The more he heard about the ABX, the more interested Birnbaum became in the possibility of trading it. This, he thought, might be his next opportunity and a way for him to stay at Goldman. (In a January 2006 presentation to a mortgage client, Goldman’s bankers described the January 19 launch of the ABX index as “THE market event” of the first half of the year.) When his managers at Goldman, Mike Swenson and Dan Sparks, agreed to let Birnbaum trade the index, he decided he would stay and do it. “The thinking was that I had all that flow experience,” he said, “but I also knew the guts of the mortgage cash flows very well. This was something where knowing both would be really useful to you.” Birnbaum recalled that Swenson, known around the office as “Swenny,” was particularly supportive of the idea. A former hockey play
er at Williams College with four children, a preppy demeanor, and a wry sense of humor, Swenson had been at Goldman since 2000. “He’s one of these guys who has a great nose for kind of knowing when people are going to be good at something,” Birnbaum said. Birnbaum gave Swenson “a lot of credit” for bringing to that desk “the right guys” with “complementary skills” and “not worrying about turf wars or ego or politics.” The idea was to put the best team together, one that would outsmart and outhustle the competition.

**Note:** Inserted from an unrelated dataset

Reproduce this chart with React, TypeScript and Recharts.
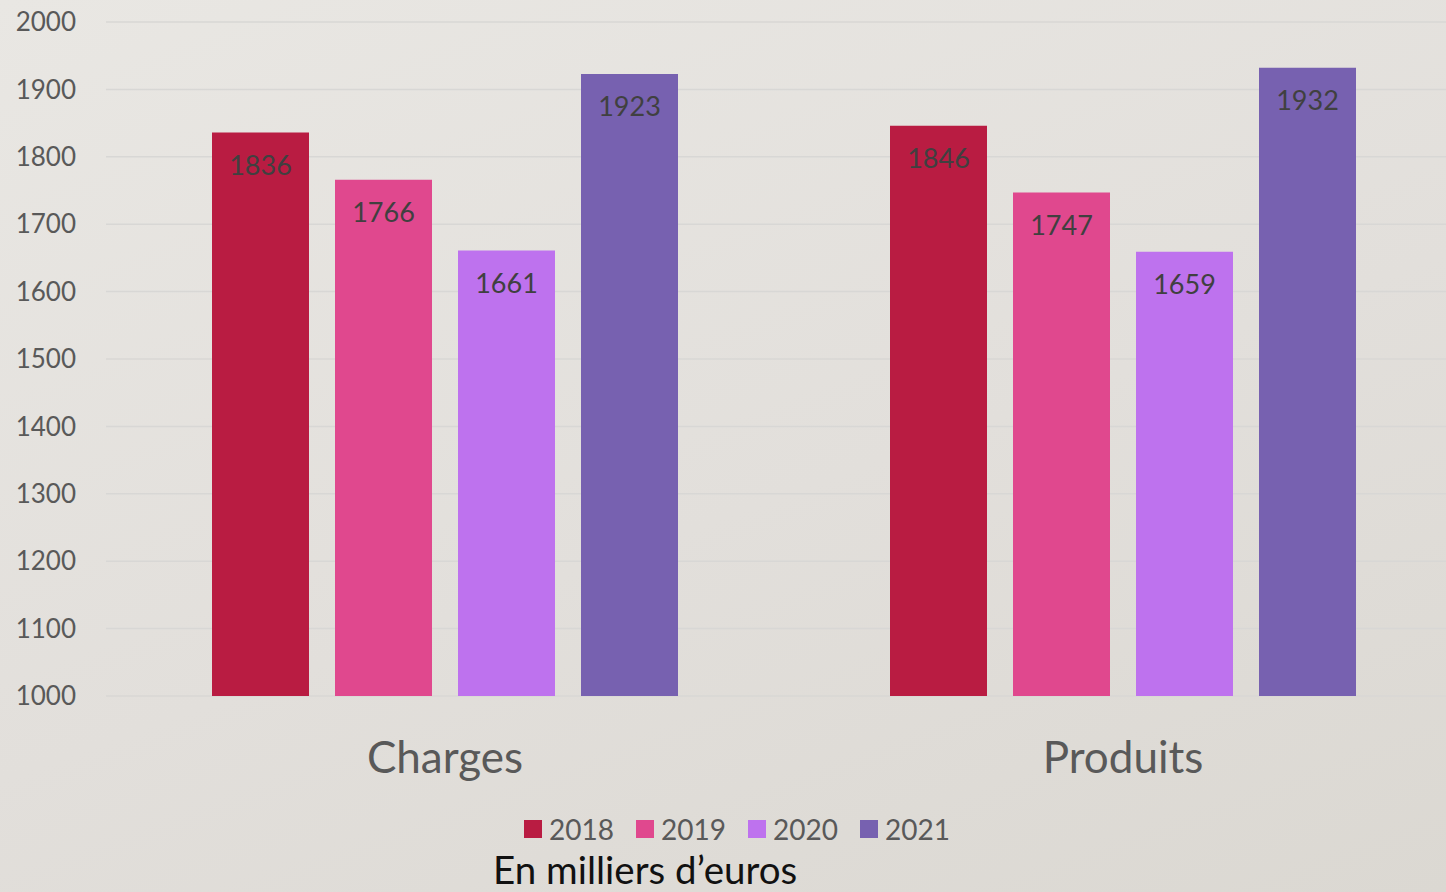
import React from 'react';
import { BarChart, Bar, XAxis, YAxis, CartesianGrid, Legend, LabelList } from 'recharts';

const categories = ['Charges', 'Produits'];
const years = ['2018', '2019', '2020', '2021'];
const values2018 = [1836, 1846];
const values2019 = [1766, 1747];
const values2020 = [1661, 1659];
const values2021 = [1923, 1932];
const yTicks = [1000, 1100, 1200, 1300, 1400, 1500, 1600, 1700, 1800, 1900, 2000];

const colors = ['#b91c42', '#e0488e', '#be72ee', '#7761b0'];
const FONT = 'Lato, "Open Sans", sans-serif';

const data = categories.map((name, i) => ({
  name,
  '2018': values2018[i],
  '2019': values2019[i],
  '2020': values2020[i],
  '2021': values2021[i],
}));

const LegendContent = () => (
  <div style={{ width: 1446, height: 84, fontFamily: FONT }}>
    <div style={{ height: 38, display: 'flex', alignItems: 'center', paddingLeft: 524, paddingTop: 2 }}>
      {years.map((y, i) => (
        <div key={y} style={{ display: 'flex', alignItems: 'center', marginRight: 22 }}>
          <span style={{ width: 18, height: 18, background: colors[i], display: 'inline-block', marginRight: 7 }} />
          <span style={{ fontSize: 28, color: '#595959', lineHeight: '36px' }}>{y}</span>
        </div>
      ))}
    </div>
    <div style={{ height: 44, paddingLeft: 493, fontSize: 38.5, color: '#111', lineHeight: '42px' }}>
      En milliers d’euros
    </div>
  </div>
);

export default function App() {
  return (
    <div
      style={{
        position: 'fixed',
        left: 0,
        top: 0,
        width: 1446,
        height: 892,
        overflow: 'hidden',
        background: 'linear-gradient(160deg, #e9e7e3 0%, #e2dfdb 55%, #dbd8d2 100%)',
      }}
    >
      <BarChart
        width={1462}
        height={892}
        data={data}
        margin={{ top: 22, right: 0, bottom: 0, left: 0 }}
        barGap={26}
        barSize={97}
      >
        <CartesianGrid vertical={false} stroke="#d8d7d5" strokeWidth={1.5} />
        <XAxis
          dataKey="name"
          axisLine={false}
          tickLine={false}
          height={112}
          tickMargin={40}
          tick={{ fontSize: 44, fill: '#595959', fontFamily: FONT }}
        />
        <YAxis
          domain={[1000, 2000]}
          ticks={yTicks}
          axisLine={false}
          tickLine={false}
          width={106}
          tickMargin={24}
          tick={{ fontSize: 26, fill: '#595959', fontFamily: FONT }}
        />
        <Legend
          verticalAlign="bottom"
          content={<LegendContent />}
          wrapperStyle={{ left: 0, width: 1446, height: 84 }}
        />
        {years.map((y, i) => (
          <Bar key={y} dataKey={y} fill={colors[i]} isAnimationActive={false}>
            <LabelList
              dataKey={y}
              position="insideTop"
              offset={23}
              style={{ fontSize: 27, fill: '#404040', fontFamily: FONT }}
            />
          </Bar>
        ))}
      </BarChart>
    </div>
  );
}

In early January 2006, Birnbaum moved to the desk where the ABX index would be traded. It was about four or five rows of desks away from where he had been sitting. The move was a little unusual, but all parties to it embraced the idea as a good one. The first ABX trade occurred on January 19. “At the time nobody had any sense that ABX or the credit-default swap market and mortgages would be anything close to what it ultimately was,” he said. “But it was still a very interesting product.… I think that Goldman—and myself personally—we had a very bullish view on what the index would do in terms of trading flows and just what the business prospects were in terms of having an index trading business, more so than I think any other bank.”